Restore and strengthen the R&D credit
Grant Thornton believes a strong R&D tax credit will boost economic growth, encourage domestic investment, create U.S. jobs and incentivize increased R&D activities for all businesses — small or large, start-up or established.
- Make the R&D credit permanent.
- Increase the alternative simplified credit (ASC) to 20% (10% for start-ups).
- Make a portion of the R&D credit refundable for small start-up ventures.
Lawmakers have taken steps forward and Grant Thornton encourages them to work together to make the research credit permanent, easier to use, and refundable to those businesses that need credit now.
Research and development (R&D) tax incentives are vital to domestic investment in innovation and creation of high-paying American jobs. Investments in research drive productivity gains and economic growth, and the research credit is critical to ensuring that those investments are made here in the U.S.
Research credit: dollar-for-dollar value to U.S. business and economy.

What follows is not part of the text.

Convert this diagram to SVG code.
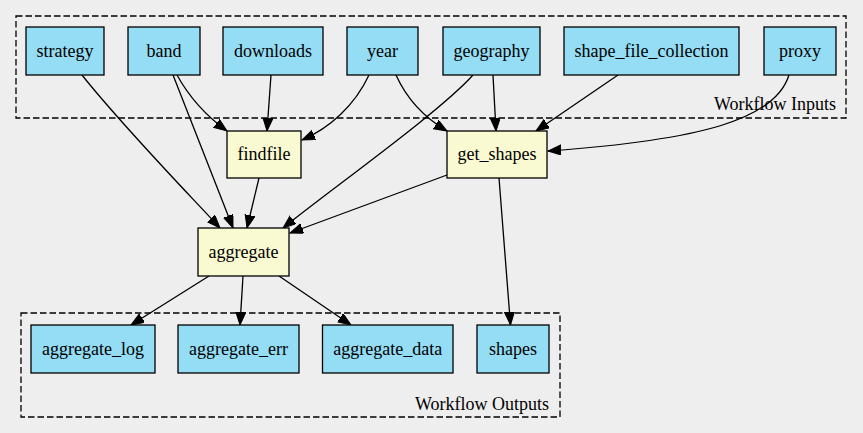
<svg xmlns="http://www.w3.org/2000/svg" width="863" height="433" viewBox="0 0 863 433">
<style>
.bg{fill:#eeeeee}
.cluster{fill:none;stroke:#000;stroke-width:1.3;stroke-dasharray:6.5,3}
.io{fill:#94ddf4;stroke:#000;stroke-width:1.3}
.step{fill:#fafad2;stroke:#000;stroke-width:1.3}
.edge{fill:none;stroke:#000;stroke-width:1.3;marker-end:url(#arr)}
</style>
<defs>
<marker id="arr" markerUnits="userSpaceOnUse" markerWidth="14" markerHeight="11" refX="13" refY="5" orient="auto">
<path d="M0,0 L13,5 L0,10 Z" fill="#000" stroke="#000" stroke-width="1"/>
</marker>
</defs>
<rect class="bg" x="0" y="0" width="863" height="433"/>
<g id="cluster_inputs">
<rect class="cluster" x="16" y="16" width="830" height="102"/>
<text x="836" y="110" text-anchor="end" font-family="Liberation Serif" font-size="18">Workflow Inputs</text>
</g>
<g id="cluster_outputs">
<rect class="cluster" x="21" y="313" width="539" height="104"/>
<text x="549" y="410" text-anchor="end" font-family="Liberation Serif" font-size="18">Workflow Outputs</text>
</g>
<g id="edges">
<path class="edge" d="M82,75 C120,123 180,185 220,228"/>
<path class="edge" d="M173,75 L233,228"/>
<path class="edge" d="M177,75 C188,95 205,115 227,131"/>
<path class="edge" d="M271,75 L267,131"/>
<path class="edge" d="M369,75 C355,105 330,128 302,140"/>
<path class="edge" d="M396,75 C405,95 420,115 447,131"/>
<path class="edge" d="M473,75 C440,112 330,190 283,228"/>
<path class="edge" d="M493,75 L496,131"/>
<path class="edge" d="M618,75 L536,131"/>
<path class="edge" d="M789,75 C775,120 700,140 548,151"/>
<path class="edge" d="M259,178 L247,228"/>
<path class="edge" d="M447,175 L290,233"/>
<path class="edge" d="M209,276 L131,325"/>
<path class="edge" d="M243,276 L240,325"/>
<path class="edge" d="M279,276 L351,325"/>
<path class="edge" d="M499,178 L510.5,325"/>
</g>
<g id="strategy"><rect class="io" x="26" y="27" width="78" height="48"/><text x="65" y="57" text-anchor="middle" font-family="Liberation Serif" font-size="18">strategy</text></g>
<g id="band"><rect class="io" x="128" y="27" width="72" height="48"/><text x="164" y="57" text-anchor="middle" font-family="Liberation Serif" font-size="18">band</text></g>
<g id="downloads"><rect class="io" x="223" y="27" width="100" height="48"/><text x="273" y="57" text-anchor="middle" font-family="Liberation Serif" font-size="18">downloads</text></g>
<g id="year"><rect class="io" x="347" y="27" width="71" height="48"/><text x="382.5" y="57" text-anchor="middle" font-family="Liberation Serif" font-size="18">year</text></g>
<g id="geography"><rect class="io" x="443" y="27" width="97" height="48"/><text x="491.5" y="57" text-anchor="middle" font-family="Liberation Serif" font-size="18">geography</text></g>
<g id="shape_file_collection"><rect class="io" x="564" y="27" width="175" height="48"/><text x="651.5" y="57" text-anchor="middle" font-family="Liberation Serif" font-size="18">shape_file_collection</text></g>
<g id="proxy"><rect class="io" x="764" y="27" width="72" height="48"/><text x="800" y="57" text-anchor="middle" font-family="Liberation Serif" font-size="18">proxy</text></g>
<g id="findfile"><rect class="step" x="227" y="131" width="74" height="47"/><text x="264" y="160" text-anchor="middle" font-family="Liberation Serif" font-size="18">findfile</text></g>
<g id="get_shapes"><rect class="step" x="447" y="131" width="100" height="47"/><text x="497" y="160" text-anchor="middle" font-family="Liberation Serif" font-size="18">get_shapes</text></g>
<g id="aggregate"><rect class="step" x="198" y="228" width="91" height="48"/><text x="243.5" y="258" text-anchor="middle" font-family="Liberation Serif" font-size="18">aggregate</text></g>
<g id="aggregate_log"><rect class="io" x="31" y="325" width="124" height="48"/><text x="93" y="355" text-anchor="middle" font-family="Liberation Serif" font-size="18">aggregate_log</text></g>
<g id="aggregate_err"><rect class="io" x="178" y="325" width="121" height="48"/><text x="238.5" y="355" text-anchor="middle" font-family="Liberation Serif" font-size="18">aggregate_err</text></g>
<g id="aggregate_data"><rect class="io" x="322.5" y="325" width="130.5" height="48"/><text x="387.75" y="355" text-anchor="middle" font-family="Liberation Serif" font-size="18">aggregate_data</text></g>
<g id="shapes"><rect class="io" x="477" y="325" width="72" height="48"/><text x="513" y="355" text-anchor="middle" font-family="Liberation Serif" font-size="18">shapes</text></g>
</svg>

- Each dollar the government spends on the credit produces a dollar in additional research spending in the U.S.
- The credit directly supports some of the best jobs in the country, with wages comprising approximately 70% of research costs used to claim the credit.
Source: 2011 Treasury Department study
Throughout the 1980s, the U.S. R&D credit was considered the most generous R&D incentive in the world, but no more. In 2009, the Organisation for Economic Co-operation and Development (OECD) ranked the U.S. R&D incentives as the 24th most generous of 38 countries surveyed. Today, many of our global competitors offer both a lower corporate tax rate and much more generous R&D incentives. The UK, France, India, Brazil, China and many other countries have recently enhanced their R&D incentives, and it’s time for the U.S. to act to prevent our falling further behind in this highly competitive landscape.
If the goal of tax reform is to boost domestic growth and make U.S. businesses more competitive, then tax reform should maintain/protect R&D tax incentives that encourage innovation.
Background: How strengthening the R&D credit unlocks growth
R&D tax credit is temporary, so its effectiveness is limited
Since its inception as a temporary provision in 1981, the federal R&D tax credit has been extended 15 times, typically in one- or two-year increments, and is often allowed to expire before being extended retroactively. This lack of permanence means businesses can’t rely on it for business/investment planning.
A permanent credit would give companies the confidence to invest in R&D, offset the cost of innovation and level the playing field for high-paying jobs that strengthen the U.S. economy.
Businesses need a simple, more effective credit
Burdensome record-keeping requirements and complex administrative hurdles plague the R&D credit. To qualify for the traditional credit, businesses typically must establish a decades-long historical baseline for research spending. And while the alternative simplified credit (ASC) offers an easier claim and calculation process, it carries a reduced rate of 14%.
A strengthened ASC means an R&D credit that’s more effective in the global race for R&D investment. Grant Thornton supports increasing the ASC rate from 14% to 20%. Further, to balance the effective credit rate for start-up (fewer than three years of R&D spend) and established companies, we recommend a rate increase for start-ups from 6% to 10%. Finally, current Treasury regulations limiting the ASC to original returns create needless administrative burdens. Alleviate those burdens by allowing the ASC to be elected on amended tax returns.
A refundable credit encourages R&D expenditures
Many small companies, especially start-up ventures and pass-through entities, aren’t incentivized by the current credit scheme because the credit can only be used to offset regular taxable income. And while unused credits can carry forward, many companies don’t claim R&D credits early on because they won’t benefit for years. Factor in, too, that many pass-through owners are subject to alternative minimum tax that can’t be offset by R&D tax credits. All of this means that many of the entrepreneurial and dynamic companies that could drive growth and job creation receive no benefit from the R&D credit.
Grant Thornton believes that start-up ventures and pass-through entities are key drivers of innovation in America. An effective way to incentivize these companies to increase their R&D investment and maintain their growth within the U.S. is to make a portion of the R&D credit refundable. The refundable portion could be limited to start-up companies (e.g., first five years of existence) and/or based on the size of the company (say, under $50 million of annual revenues). Finally, place a cap on the annual refundable credit offered to each company (e.g., $250,000) to limit incentive enhancement costs.